2: Non-Surfers. Speak to guys who have no women in their lives. Get up-close, empathic, personal; feel the energy of these men. A man that hates women, or who has no women in his life, has mostly a nihilistic energy that is very close to death. Let the living dead polarise you in the opposite direction.
3: Feelings. At the end of the day, none of your questions have anything to do with women, but with what you accept or reject emotionally within yourself. Not liking how a woman shows up is simply you having difficulty with the feeling that provokes within you. What if you could learn to enjoy even the flakes and the bad accountability, the irritation? That’s what would make you resilient, life-affirming—and attractive to the next!
When a man finds the space within himself to enjoy all the things he finds annoying about women, when you learn to see overwhelming emotions as pure life-force showing you’re alive, then you’re unreactive towards all the bad stuff. The good then shines all the more.

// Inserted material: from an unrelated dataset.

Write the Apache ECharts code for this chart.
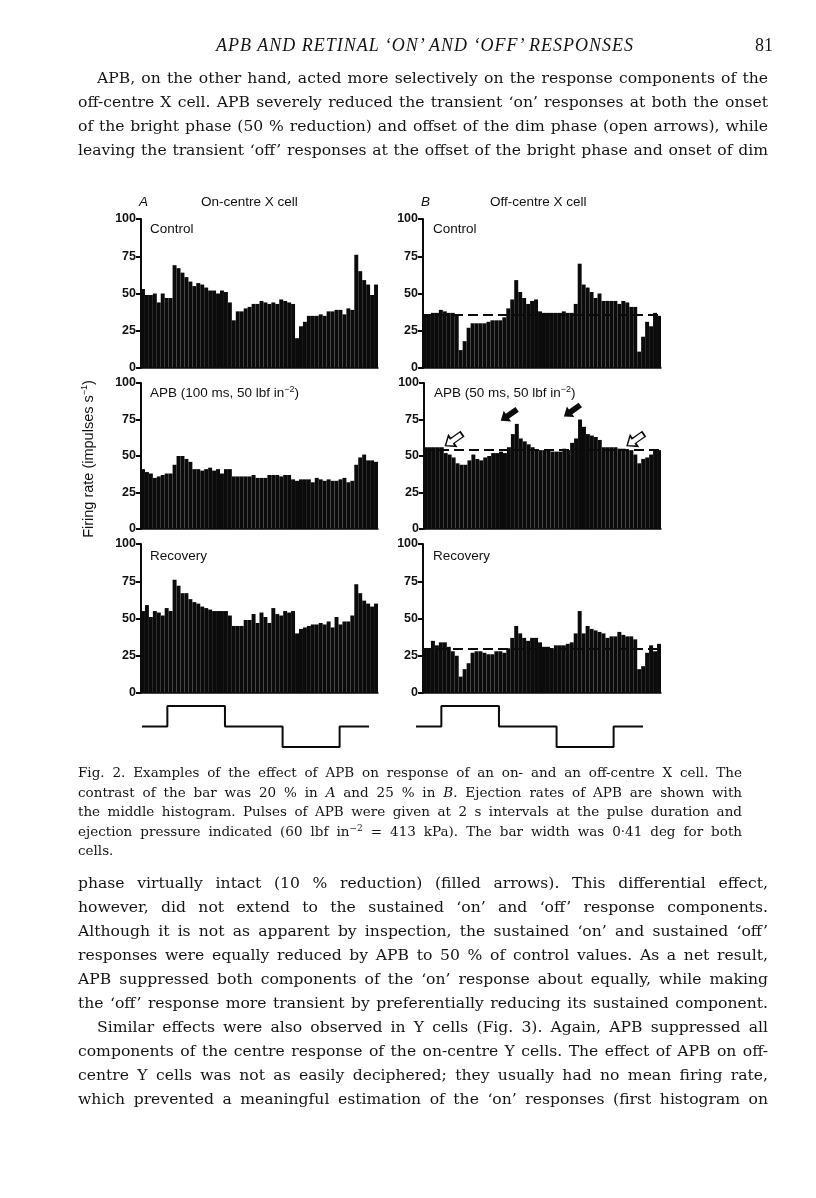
<!DOCTYPE html>
<html>
<head>
<meta charset="utf-8">
<script src="https://cdn.jsdelivr.net/npm/echarts@6/dist/echarts.min.js"></script>
<style>
  html, body {
    margin: 0;
    padding: 0;
    background: #fff;
  }

  .page {
    position: relative;
    width: 816px;
    height: 1198px;
    overflow: hidden;
    color: #141414;
  }

  #chart {
    position: absolute;
    left: 0;
    top: 0;
    width: 816px;
    height: 1198px;
  }

  .txt {
    position: absolute;
    font-family: "DejaVu Serif", serif;
    white-space: nowrap;
  }

  .txt div {
    text-align: justify;
    text-align-last: justify;
  }

  .txt div.last {
    text-align-last: left;
  }

  .txt sup {
    font-size: 9px;
    line-height: 0;
    vertical-align: 5px;
  }

  .body {
    left: 78px;
    width: 690px;
    font-size: 15.6px;
    line-height: 24px;
  }

  .caption {
    left: 78px;
    width: 664px;
    font-size: 13.5px;
    line-height: 19.6px;
  }

  .fig {
    position: absolute;
    font-family: "Liberation Sans", sans-serif;
    font-size: 13.5px;
    white-space: nowrap;
    color: #111;
  }

  .fig sup {
    font-size: 9px;
    line-height: 0;
  }
</style>
</head>
<body>
<div class="page">
  <div id="chart"></div>

  <div class="txt" style="left:216px;top:35px;width:414px;font-family:'Liberation Serif',serif;font-size:18px;font-style:italic;letter-spacing:1px;">
    <div>APB AND RETINAL ‘ON’ AND ‘OFF’ RESPONSES</div>
  </div>
  <div class="txt" style="left:755px;top:35px;font-family:'Liberation Serif',serif;font-size:18px;">81</div>

  <div class="txt body" style="top:66px;">
    <div style="padding-left:19px;">APB, on the other hand, acted more selectively on the response components of the</div>
    <div>off-centre X cell. APB severely reduced the transient ‘on’ responses at both the onset</div>
    <div>of the bright phase (50 % reduction) and offset of the dim phase (open arrows), while</div>
    <div>leaving the transient ‘off’ responses at the offset of the bright phase and onset of dim</div>
  </div>

  <!-- figure headings -->
  <div class="fig" style="left:139px;top:194px;font-style:italic;">A</div>
  <div class="fig" style="left:201px;top:194px;">On-centre X cell</div>
  <div class="fig" style="left:421px;top:194px;font-style:italic;">B</div>
  <div class="fig" style="left:490px;top:194px;">Off-centre X cell</div>

  <div class="fig" style="left:150px;top:221px;">Control</div>
  <div class="fig" style="left:433px;top:221px;">Control</div>
  <div class="fig" style="left:150px;top:385px;">APB (100 ms, 50 lbf in<sup>−2</sup>)</div>
  <div class="fig" style="left:434px;top:385px;">APB (50 ms, 50 lbf in<sup>−2</sup>)</div>
  <div class="fig" style="left:150px;top:548px;">Recovery</div>
  <div class="fig" style="left:433px;top:548px;">Recovery</div>

  <div class="fig" style="left:-1px;top:450px;width:180px;font-size:14.5px;text-align:center;transform:rotate(-90deg);transform-origin:90px 9px;">Firing rate (impulses s<sup>−1</sup>)</div>

  <div class="txt caption" style="top:763px;">
    <div>Fig. 2. Examples of the effect of APB on response of an on- and an off-centre X cell. The</div>
    <div>contrast of the bar was 20 % in <i>A</i> and 25 % in <i>B</i>. Ejection rates of APB are shown with</div>
    <div>the middle histogram. Pulses of APB were given at 2 s intervals at the pulse duration and</div>
    <div>ejection pressure indicated (60 lbf in<sup>−2</sup> = 413 kPa). The bar width was 0·41 deg for both</div>
    <div class="last">cells.</div>
  </div>

  <div class="txt body" style="top:871px;">
    <div>phase virtually intact (10 % reduction) (filled arrows). This differential effect,</div>
    <div>however, did not extend to the sustained ‘on’ and ‘off’ response components.</div>
    <div>Although it is not as apparent by inspection, the sustained ‘on’ and sustained ‘off’</div>
    <div>responses were equally reduced by APB to 50 % of control values. As a net result,</div>
    <div>APB suppressed both components of the ‘on’ response about equally, while making</div>
    <div>the ‘off’ response more transient by preferentially reducing its sustained component.</div>
    <div style="padding-left:19px;">Similar effects were also observed in Y cells (Fig. 3). Again, APB suppressed all</div>
    <div>components of the centre response of the on-centre Y cells. The effect of APB on off-</div>
    <div>centre Y cells was not as easily deciphered; they usually had no mean firing rate,</div>
    <div>which prevented a meaningful estimation of the ‘on’ responses (first histogram on</div>
  </div>
</div>

<script>
  // 60 histogram bins per panel
  const bins = Array.from({length: 60}, (_, i) => i);
  const yTicks = [0, 25, 50, 75, 100];

  // A: on-centre X cell (impulses/s)
  const onControl = [53, 49, 49, 50, 44, 50, 47, 47, 69, 67, 64, 61, 58, 55, 57, 56, 54, 52, 52, 50,
    52, 51, 44, 32, 38, 38, 40, 41, 43, 43, 45, 44, 43, 44, 43, 46, 45, 44, 43, 20,
    28, 31, 35, 35, 35, 36, 35, 38, 38, 39, 39, 36, 40, 39, 76, 65, 59, 56, 49, 56];
  const onApb = [41, 39, 38, 35, 36, 37, 38, 38, 44, 50, 50, 48, 46, 41, 41, 40, 41, 42, 40, 41,
    38, 41, 41, 36, 36, 36, 36, 36, 37, 35, 35, 35, 37, 37, 37, 36, 37, 37, 34, 33,
    34, 34, 34, 32, 35, 34, 33, 34, 33, 33, 34, 35, 32, 33, 44, 49, 51, 47, 47, 46];
  const onRecovery = [55, 59, 51, 55, 54, 52, 57, 55, 76, 72, 67, 67, 63, 61, 60, 58, 57, 56, 55, 55,
    55, 55, 52, 45, 45, 45, 49, 49, 53, 47, 54, 51, 47, 57, 53, 52, 55, 54, 55, 40,
    43, 44, 45, 46, 46, 47, 46, 48, 44, 51, 46, 48, 48, 52, 73, 67, 62, 60, 58, 60];

  // B: off-centre X cell (impulses/s)
  const offControl = [36, 36, 37, 37, 39, 38, 37, 37, 36, 12, 18, 27, 30, 30, 30, 30, 31, 32, 32, 32,
    34, 40, 46, 59, 51, 47, 43, 45, 46, 38, 37, 37, 37, 37, 37, 38, 37, 37, 43, 70,
    56, 54, 51, 47, 50, 45, 45, 45, 45, 43, 45, 44, 41, 41, 11, 21, 31, 28, 37, 35];
  const offApb = [56, 56, 56, 56, 56, 52, 51, 49, 45, 44, 44, 47, 51, 48, 47, 49, 50, 52, 52, 53,
    52, 56, 65, 72, 62, 60, 58, 56, 54, 54, 54, 54, 53, 53, 53, 55, 54, 59, 62, 75,
    70, 65, 64, 63, 61, 56, 56, 56, 56, 55, 55, 54, 54, 51, 45, 48, 49, 51, 54, 54];
  const offRecovery = [29, 30, 35, 32, 34, 34, 31, 28, 25, 11, 16, 20, 27, 28, 28, 27, 26, 26, 28, 28,
    27, 30, 37, 45, 40, 37, 35, 37, 37, 34, 31, 31, 30, 32, 32, 32, 33, 34, 40, 55,
    40, 45, 43, 42, 41, 40, 37, 38, 38, 41, 39, 38, 38, 36, 16, 18, 27, 32, 28, 33];

  // mean firing rate (dashed lines) for B
  const offMeans = [36, 54, 30];

  // arrows on the B APB histogram: [bin, rate]
  const openArrows = [[7, 61], [53, 61]];
  const filledArrows = [[21, 78], [37, 81]];

  // stimulus: phase edges (s) and luminance level (bright 1, dim -1)
  const stimTimes = [0, 0.44, 1.44, 2.44, 3.43, 3.94];
  const stimLevels = [0, 1, 0, -1, 0];

  const ink = '#0b0b0b';

  const panels = [
    {data: onControl, left: 141, top: 219, width: 237, height: 149},
    {data: onApb, left: 141, top: 383, width: 237, height: 146},
    {data: onRecovery, left: 141, top: 544, width: 237, height: 149},
    {data: offControl, left: 423, top: 219, width: 238, height: 149, mean: offMeans[0]},
    {data: offApb, left: 424, top: 383, width: 237, height: 146, mean: offMeans[1], arrows: true},
    {data: offRecovery, left: 423, top: 544, width: 238, height: 149, mean: offMeans[2]}
  ];

  const stimPanels = [
    {left: 142, top: 706, width: 227, height: 41},
    {left: 416, top: 706, width: 227, height: 41}
  ];

  let stimLine = [];
  stimLevels.forEach((lv, i) => {
    stimLine.push([stimTimes[i], lv]);
    stimLine.push([stimTimes[i + 1], lv]);
  });

  const arrowPath = 'path://M0,10 L9,1 L9,6 L22,6 L22,14 L9,14 L9,19 Z';

  let grid = [], xAxis = [], yAxis = [], series = [];

  panels.forEach((p, k) => {
    grid.push({left: p.left, top: p.top, width: p.width, height: p.height});
    xAxis.push({
      type: 'category', gridIndex: k, data: bins, boundaryGap: true,
      axisLine: {lineStyle: {color: ink, width: 1.5}},
      axisTick: {show: false}, axisLabel: {show: false}
    });
    yAxis.push({
      type: 'value', gridIndex: k, min: yTicks[0], max: yTicks[yTicks.length - 1], interval: 25,
      axisLine: {show: true, lineStyle: {color: ink, width: 2}},
      axisTick: {show: true, length: 5, lineStyle: {color: ink, width: 2}},
      axisLabel: {
        color: '#111', fontFamily: 'Liberation Sans', fontWeight: 'bold', fontSize: 12.5, margin: 5
      },
      splitLine: {show: false}
    });
    let s = {
      type: 'bar', xAxisIndex: k, yAxisIndex: k, data: p.data,
      barCategoryGap: '0%', barGap: '0%', silent: true,
      itemStyle: {color: ink}
    };
    if (p.mean !== undefined) {
      s.markLine = {
        silent: true, symbol: 'none', label: {show: false},
        lineStyle: {color: ink, type: [10, 5], width: 2},
        data: [{yAxis: p.mean}]
      };
    }
    if (p.arrows) {
      s.markPoint = {
        silent: true, label: {show: false}, symbol: arrowPath, symbolSize: [20, 13], symbolRotate: 35,
        data: openArrows.map(a => ({coord: a, itemStyle: {color: '#fff', borderColor: ink, borderWidth: 1.5}}))
          .concat(filledArrows.map(a => ({coord: a, itemStyle: {color: ink}})))
      };
    }
    series.push(s);
  });

  stimPanels.forEach((p, j) => {
    let k = panels.length + j;
    grid.push({left: p.left, top: p.top, width: p.width, height: p.height});
    xAxis.push({type: 'value', gridIndex: k, min: 0, max: stimTimes[stimTimes.length - 1], show: false});
    yAxis.push({type: 'value', gridIndex: k, min: -1, max: 1, show: false});
    series.push({
      type: 'line', xAxisIndex: k, yAxisIndex: k, data: stimLine, symbol: 'none', silent: true,
      lineStyle: {color: ink, width: 2}
    });
  });

  let chart = echarts.init(document.getElementById('chart'));
  chart.setOption({
    animation: false,
    grid: grid,
    xAxis: xAxis,
    yAxis: yAxis,
    series: series
  });
</script>
</body>
</html>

I would be lying if I said I was a perfect surfer, or that I never felt exasperated in Brazil. The dance forever intensifies; the waves crash louder and stronger. The easier and more delightful I get, the thinner her fingers: the more challenging the buttons she finds in me to press.
Anyway, I’m not ready to die. I love this whole land of women.
This doesn’t mean I lack standards or boundaries. Or that I’m willing to rewatch telenovela drama that’s as stale as old carnival beer. And let’s face it: none of us were abandoned in a basket.
May we all get a little indignant and raise our voices—let us shake off that matriarchal scorn. I want to poke around with the barbie! Me!
May your last sunsets be filled with fire, F.